The specific scenario, in this case, was a teen mom who gave birth two weeks before the end of the school year. She got up from her hospital bed, left her baby in her mother's care, and went to write a couple of tests so she could graduate.

I have a really, really big problem with this.

First, I can't imagine who the school thought they were serving by requiring this. Most women are not at their best intellectually or emotionally a few days after giving birth, so it's not hard to imagine that the young woman in question might have seen her marks suffer when she wrote those tests. That makes the assessment invalid, because it doesn't match her usual abilities. If the test is not a valid measure of her abilities, then it's not serving her needs for her to write it.

She wanted to graduate and go to college in the fall, so the argument could be made that the college needed her marks to know exactly what she could do and to decide on admissions. I'm not buying it, again for the reason of the test's lack of validity: the college was getting a skewed view of her abilities unless she managed to pull some excellent grades on that test.

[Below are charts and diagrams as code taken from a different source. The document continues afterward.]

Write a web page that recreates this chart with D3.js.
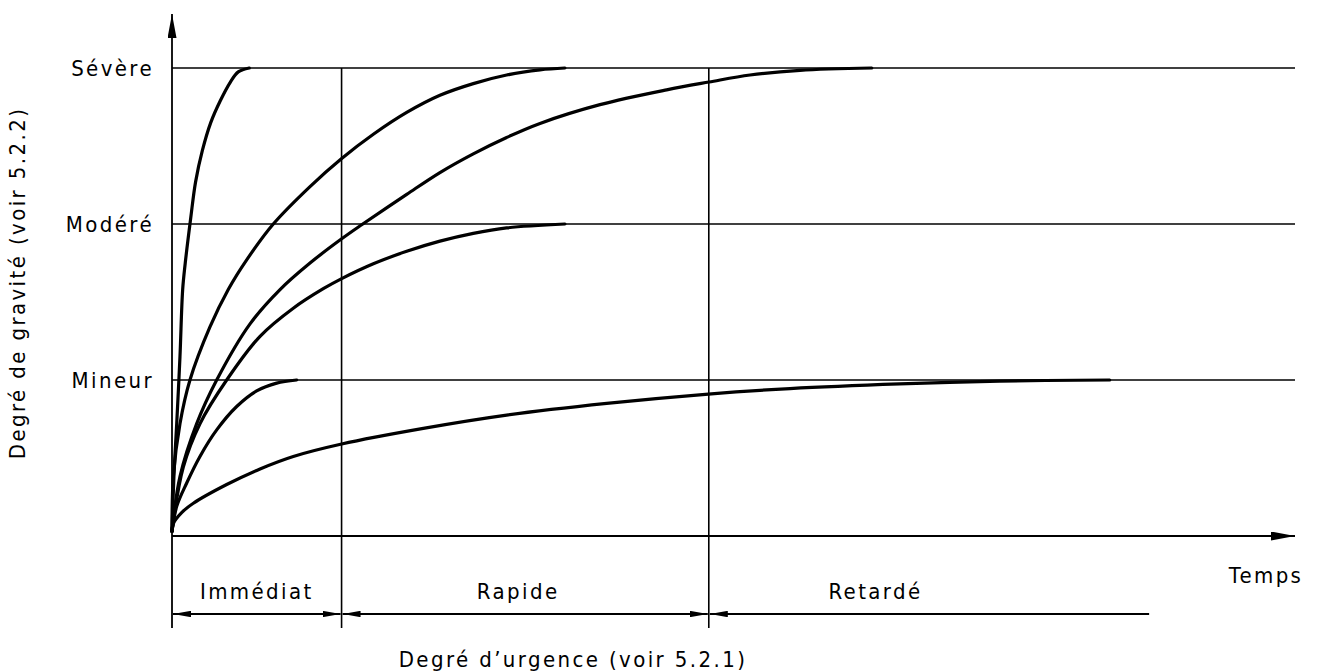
<!DOCTYPE html>
<html lang="fr">
<head>
<meta charset="UTF-8">
<script src="https://d3js.org/d3.v7.min.js"></script>
<title>Degré de gravité / Degré d'urgence</title>
<style>
    body { margin: 0; background: #fff; }
    svg text {
        font-family: "DejaVu Sans Condensed", "DejaVu Sans", sans-serif;
        font-size: 22px;
        letter-spacing: 2.4px;
        fill: #000;
    }
</style>
</head>
<body>
<svg id="chart" width="1318" height="672"></svg>
<script>
// severity levels (y = 1, 2, 3)
const levels = ["Mineur", "Modéré", "Sévère"];
const levelValues = [1, 2, 3];

// urgency phases on the time axis (time units 0..100)
const phaseNames = ["Immédiat", "Rapide", "Retardé"];
const phaseBounds = [0, 15.1, 47.8, 87.1];

// curves [time, severity]
const curve1 = [[0, 0.03], [0.18, 0.40], [0.42, 0.72], [0.71, 1.15], [0.95, 1.58], [1.18, 1.75],
    [1.67, 2.04], [2.1, 2.27], [2.7, 2.47], [3.45, 2.65], [4.3, 2.79], [5.2, 2.91],
    [5.9, 2.975], [6.88, 3.0]];
const curve2 = [[0, 0.03], [0.12, 0.38], [0.71, 0.72], [1.6, 1.0], [3.38, 1.34], [5.01, 1.58],
    [6.65, 1.77], [9.02, 2.0], [12.29, 2.24], [15.11, 2.42], [17.93, 2.575], [20.9, 2.715],
    [23.86, 2.825], [26.83, 2.9], [29.8, 2.955], [32.77, 2.988], [34.99, 3.0]];
const curve3 = [[0, 0.03], [0.71, 0.38], [2.2, 0.72], [3.98, 1.0], [6.95, 1.36], [9.62, 1.58],
    [12.29, 1.75], [15.11, 1.905], [16.89, 1.995], [20.9, 2.19], [23.86, 2.33], [26.83, 2.45],
    [29.8, 2.555], [32.77, 2.645], [38.11, 2.765], [44.05, 2.86], [47.82, 2.91], [51.47, 2.955],
    [55.92, 2.985], [62.31, 3.0]];
const curve4 = [[0, 0.03], [1.0, 0.44], [2.49, 0.72], [4.87, 1.0], [7.84, 1.28], [10.8, 1.46],
    [13.47, 1.585], [15.11, 1.65], [17.93, 1.745], [20.9, 1.825], [23.86, 1.89], [26.83, 1.94],
    [29.8, 1.975], [34.99, 2.0]];
const curve5 = [[0, 0.03], [0.42, 0.19], [1.31, 0.34], [2.49, 0.51], [3.98, 0.68], [5.76, 0.83],
    [7.54, 0.93], [9.32, 0.98], [11.1, 1.0]];
const curve6 = [[0, 0.03], [0.12, 0.08], [0.86, 0.15], [1.9, 0.21], [4.87, 0.33], [7.84, 0.43],
    [10.8, 0.51], [15.11, 0.59], [22.38, 0.69], [29.8, 0.775], [38.71, 0.85], [47.76, 0.91],
    [55.03, 0.945], [64.8, 0.975], [73.7, 0.993], [83.5, 1.0]];
const curves = [curve1, curve2, curve3, curve4, curve5, curve6];

const svg = d3.select("#chart");

const x = d3.scaleLinear().domain([0, 100]).range([172, 1295]);
const y = d3.scaleLinear().domain([0, 3]).range([536, 68]);

const dimY = 614;      // dimension line row
const bottomY = 628;   // extension lines end

// arrowheads
const defs = svg.append("defs");
function marker(id, len, half) {
    defs.append("marker")
        .attr("id", id)
        .attr("viewBox", `0 ${-half} ${len} ${half * 2}`)
        .attr("refX", len)
        .attr("refY", 0)
        .attr("markerUnits", "userSpaceOnUse")
        .attr("markerWidth", len)
        .attr("markerHeight", half * 2)
        .attr("orient", "auto-start-reverse")
        .append("path")
        .attr("d", `M0,${-half}L${len},0L0,${half}Z`)
        .attr("fill", "#000");
}
marker("axisArrow", 24, 4.5);
marker("dimArrow", 18, 3.2);

// severity reference lines
svg.selectAll(".level")
    .data(levelValues)
    .enter()
    .append("line")
    .attr("x1", x(0))
    .attr("x2", x(100))
    .attr("y1", d => y(d))
    .attr("y2", d => y(d))
    .attr("stroke", "#000")
    .attr("stroke-width", 1.6);

svg.selectAll(".level-label")
    .data(levels)
    .enter()
    .append("text")
    .attr("x", 154)
    .attr("y", (d, i) => y(levelValues[i]))
    .attr("dy", "0.35em")
    .attr("text-anchor", "end")
    .text(d => d);

// phase boundaries (vertical)
svg.selectAll(".bound")
    .data(phaseBounds.slice(1, 3))
    .enter()
    .append("line")
    .attr("x1", d => x(d))
    .attr("x2", d => x(d))
    .attr("y1", y(3))
    .attr("y2", bottomY)
    .attr("stroke", "#000")
    .attr("stroke-width", 1.6);

// axes
svg.append("line")
    .attr("x1", x(0)).attr("x2", x(0))
    .attr("y1", bottomY).attr("y2", 14)
    .attr("stroke", "#000").attr("stroke-width", 1.8)
    .attr("marker-end", "url(#axisArrow)");

svg.append("line")
    .attr("x1", x(0)).attr("x2", x(100))
    .attr("y1", y(0)).attr("y2", y(0))
    .attr("stroke", "#000").attr("stroke-width", 1.8)
    .attr("marker-end", "url(#axisArrow)");

// curves
const line = d3.line()
    .x(d => x(d[0]))
    .y(d => y(d[1]))
    .curve(d3.curveCatmullRom.alpha(0.5));

svg.selectAll(".curve")
    .data(curves)
    .enter()
    .append("path")
    .attr("d", line)
    .attr("fill", "none")
    .attr("stroke", "#000")
    .attr("stroke-width", 3.2)
    .attr("stroke-linecap", "round")
    .attr("stroke-linejoin", "round");

// dimension lines for phases
const labelShift = [0, -7, -54];
phaseNames.forEach((name, i) => {
    const a = phaseBounds[i], b = phaseBounds[i + 1];
    const dl = svg.append("line")
        .attr("x1", x(a) + 1).attr("x2", x(b) - 1)
        .attr("y1", dimY).attr("y2", dimY)
        .attr("stroke", "#000").attr("stroke-width", 1.8)
        .attr("marker-start", "url(#dimArrow)");
    if (i < 2) dl.attr("marker-end", "url(#dimArrow)");

    svg.append("text")
        .attr("x", (x(a) + x(b)) / 2 + labelShift[i])
        .attr("y", dimY - 15)
        .attr("text-anchor", "middle")
        .text(name);
});

svg.append("text")
    .attr("x", 1266)
    .attr("y", 583)
    .attr("text-anchor", "middle")
    .text("Temps");

svg.append("text")
    .attr("x", 573)
    .attr("y", 667)
    .attr("text-anchor", "middle")
    .text("Degré d\u2019urgence (voir 5.2.1)");

svg.append("text")
    .attr("transform", "translate(25,283) rotate(-90)")
    .attr("text-anchor", "middle")
    .text("Degré de gravité (voir 5.2.2)");
</script>
</body>
</html>
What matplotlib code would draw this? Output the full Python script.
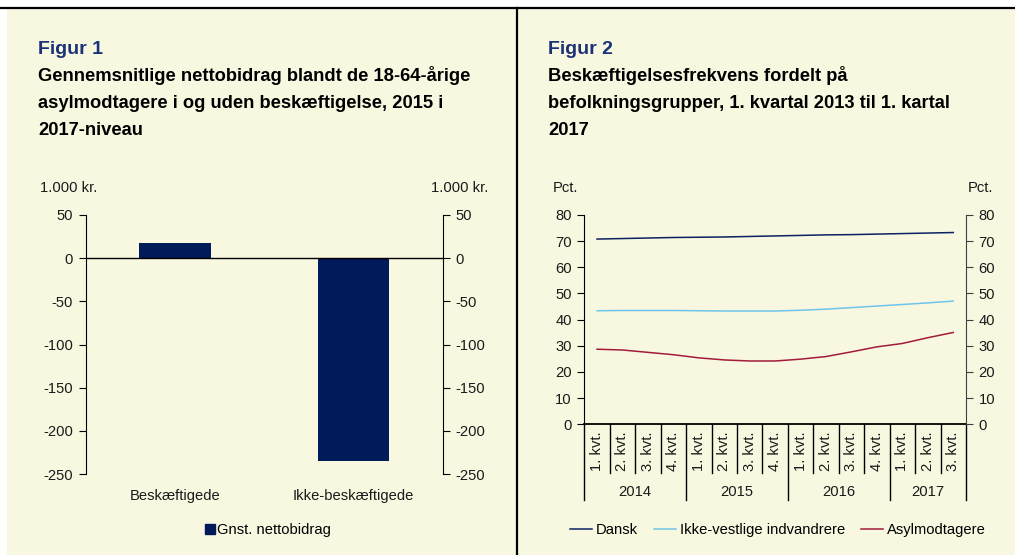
import matplotlib.pyplot as plt
from matplotlib.lines import Line2D

plt.rcParams['font.family'] = ['Liberation Sans', 'DejaVu Sans']
plt.rcParams['axes.unicode_minus'] = False

# figur 1 data
groups = ["Beskæftigede", "Ikke-beskæftigede"]
netto = [18, -235]

# figur 2 data (2014 1. kvt. - 2017 3. kvt.)
quarters = ["1. kvt.", "2. kvt.", "3. kvt.", "4. kvt."] * 3 + ["1. kvt.", "2. kvt.", "3. kvt."]
years = ["2014", "2015", "2016", "2017"]
year_len = [4, 4, 4, 3]
dansk = [70.8, 71.0, 71.2, 71.4, 71.5, 71.6, 71.8, 72.0, 72.2, 72.4, 72.5, 72.7, 72.9, 73.1, 73.3]
ikke_vest = [43.4, 43.5, 43.5, 43.5, 43.4, 43.3, 43.3, 43.3, 43.6, 44.0, 44.6, 45.2, 45.8, 46.4, 47.1]
asyl = [28.7, 28.4, 27.5, 26.6, 25.4, 24.6, 24.2, 24.2, 24.9, 25.9, 27.7, 29.6, 30.9, 33.1, 35.1]

bg = "#F8F8E1"
navy = "#001A5A"
W, H = 1015, 555

fig = plt.figure(figsize=(W / 100, H / 100), dpi=100)
fig.patch.set_facecolor("white")

def fx(px):
    return px / W

def fy(py):
    return 1 - py / H

# background panel, top rule and separator
fig.patches.append(plt.Rectangle((fx(7), 0), 1 - fx(7), fy(8), transform=fig.transFigure,
                                 facecolor=bg, edgecolor="none", zorder=-10))
fig.add_artist(Line2D([0, 1], [fy(8), fy(8)], color="black", lw=1.6))
fig.add_artist(Line2D([fx(517), fx(517)], [0, fy(8)], color="black", lw=1.6))

# titles
fig.text(fx(38), fy(49), "Figur 1", fontsize=14, fontweight="bold", color="#1B3277", va="center")
fig.text(fx(548), fy(49), "Figur 2", fontsize=14, fontweight="bold", color="#1B3277", va="center")
t1 = ["Gennemsnitlige nettobidrag blandt de 18-64-årige",
      "asylmodtagere i og uden beskæftigelse, 2015 i",
      "2017-niveau"]
t2 = ["Beskæftigelsesfrekvens fordelt på",
      "befolkningsgrupper, 1. kvartal 2013 til 1. kartal",
      "2017"]
for i, line in enumerate(t1):
    fig.text(fx(38), fy(81 + 27 * i), line, fontsize=13.2, fontweight="bold", va="baseline")
for i, line in enumerate(t2):
    fig.text(fx(548), fy(81 + 27 * i), line, fontsize=13.2, fontweight="bold", va="baseline")

fs = 10.6
tc = "#1a1a1a"

# ---- figur 1 ----
ax1 = fig.add_axes([fx(85.7), fy(474), fx(442.7 - 85.7), (474 - 215) / H])
ax1.set_facecolor("none")
ax1.bar(range(len(groups)), netto, width=0.4, color=navy, label="Gnst. nettobidrag", zorder=2)
ax1.axhline(0, color="black", lw=1, zorder=3)
ax1.set_xlim(-0.5, 1.5)
ax1.set_ylim(-250, 50)
ax1.set_yticks(range(-250, 51, 50))
ax1.set_xticks(range(len(groups)))
ax1.set_xticklabels(groups, fontsize=fs, color=tc)
ax1.tick_params(axis="x", length=0, pad=11)
ax1.tick_params(axis="y", direction="out", length=5, labelsize=fs, labelcolor=tc, pad=4)
for s in ["top", "right", "bottom"]:
    ax1.spines[s].set_visible(False)
ax1r = ax1.twinx()
ax1r.set_ylim(-250, 50)
ax1r.set_yticks(range(-250, 51, 50))
ax1r.tick_params(axis="y", direction="out", length=5, labelsize=fs, labelcolor=tc, pad=4)
for s in ["top", "left", "bottom"]:
    ax1r.spines[s].set_visible(False)
fig.text(fx(40), fy(188), "1.000 kr.", fontsize=fs, color=tc, va="center")
fig.text(fx(488), fy(188), "1.000 kr.", fontsize=fs, color=tc, va="center", ha="right")
h1 = [Line2D([], [], marker="s", ls="none", color=navy, markersize=6.5)]
fig.legend(h1, ["Gnst. nettobidrag"], loc="center", bbox_to_anchor=(fx(268), fy(530)),
           frameon=False, fontsize=fs, handlelength=0.6, handletextpad=0.2)

# ---- figur 2 ----
ax2 = fig.add_axes([fx(584.3), fy(424.3), fx(966 - 584.3), (424.3 - 215) / H])
ax2.set_facecolor("none")
x = range(len(quarters))
ax2.plot(x, dansk, color="#0B2160", lw=1.1, label="Dansk")
ax2.plot(x, ikke_vest, color="#6EC6EA", lw=1.1, label="Ikke-vestlige indvandrere")
ax2.plot(x, asyl, color="#A31A3A", lw=1.1, label="Asylmodtagere")
ax2.set_xlim(-0.5, len(quarters) - 0.5)
ax2.set_ylim(0, 80)
ax2.set_yticks(range(0, 81, 10))
ax2.set_xticks(x)
ax2.set_xticklabels(quarters, rotation=90, fontsize=fs, color=tc)
ax2.tick_params(axis="x", length=0, pad=5)
ax2.tick_params(axis="y", direction="out", length=5, labelsize=fs, labelcolor=tc, pad=4)
for s in ["top", "right"]:
    ax2.spines[s].set_visible(False)
ax2.spines["bottom"].set_linewidth(1.3)
ax2r = ax2.twinx()
ax2r.set_ylim(0, 80)
ax2r.set_yticks(range(0, 81, 10))
ax2r.tick_params(axis="y", direction="out", length=5, labelsize=fs, labelcolor=tc, pad=4,
                 color="#404040")
ax2r.spines["right"].set_color("#404040")
for s in ["top", "left", "bottom"]:
    ax2r.spines[s].set_visible(False)

# category separators
ah = (424.3 - 215)
short = -49 / ah
long_ = -76 / ah
trans = ax2.get_xaxis_transform()
bounds = [-0.5]
for n in year_len:
    bounds.append(bounds[-1] + n)
year_edges = set(bounds)
for b in [i - 0.5 for i in range(len(quarters) + 1)]:
    ax2.plot([b, b], [0, long_ if b in year_edges else short], transform=trans,
             color="black", lw=1, clip_on=False)
for i, yr in enumerate(years):
    mid = (bounds[i] + bounds[i + 1]) / 2
    ax2.text(mid, -(492 - 424.3) / ah, yr, transform=trans, ha="center", va="center",
             fontsize=fs, color=tc)
fig.text(fx(553), fy(188), "Pct.", fontsize=fs, color=tc, va="center")
fig.text(fx(993), fy(188), "Pct.", fontsize=fs, color=tc, va="center", ha="right")
h2, l2 = ax2.get_legend_handles_labels()
fig.legend(h2, l2, loc="center", bbox_to_anchor=(fx(778), fy(530)), ncol=3, frameon=False,
           fontsize=fs, handlelength=1.5, handletextpad=0.25, columnspacing=1.1)

fig.savefig("out.png", dpi=100, facecolor=fig.get_facecolor())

So an invalid test doesn't serve the purposes of the institute of higher education, either.

So whose needs were being served? The school's, of course. The flexibility required to let her graduate without the week or so's missed work required extra work on the part of the school, and a lack of (what the school would call) fairness to other students. They might have to recalculate a GPA to exclude those tests, so she wouldn't be penalized for missing them, or they might have to give her an alternate, less-stressful assessment, or they might have had to plan in advance for her to finish her schoolwork (or at least finish enough of it that she could be said to have been evaluated on the full content of the course) a bit early due to the likelihood that she'd deliver around the time of her final exams.

I don't believe that's what real fairness looks like. Real fairness evaluates students in a variety of ways, giving them lots of opportunities to show what they know and can do. Real fairness can and should look different for different students. A rigorous adherence to a marking system based on tests and GPAs is inherently unfair, not just to our new mom in the example but to every kid who has test-taking anxiety, or a learning style that makes test-taking a problem, to name a couple of possibilities.

If some bureaucracy is inevitable in a public school setting (a debate for another day) then the least schools can do is ensure that what bureaucracy they have is essential to be fair to the students.

(no subject)

Date: 2010-08-08 11:22 pm (UTC)
From: [identity profile] thexphial.livejournal.com
I work on the other end of the spectrum, the very beginning of kids' interactions with the school district. I can tell you that the experience is overwhelmingly geared towards making things easy and predictable for the school. Rather than focusing on a child's needs, they are constantly attempting to fit the child into preconceived slots regardless of how appropriate that slot may be. For example, a child with a severe speech delay will qualify for on-campus speech therapy. In order to qualify the district must acknowledge that the child has an educational need for the therapy. But if mom or dad can't take off work and bring the child to the school building, that kid gets NO services. It's beyond ridiculous.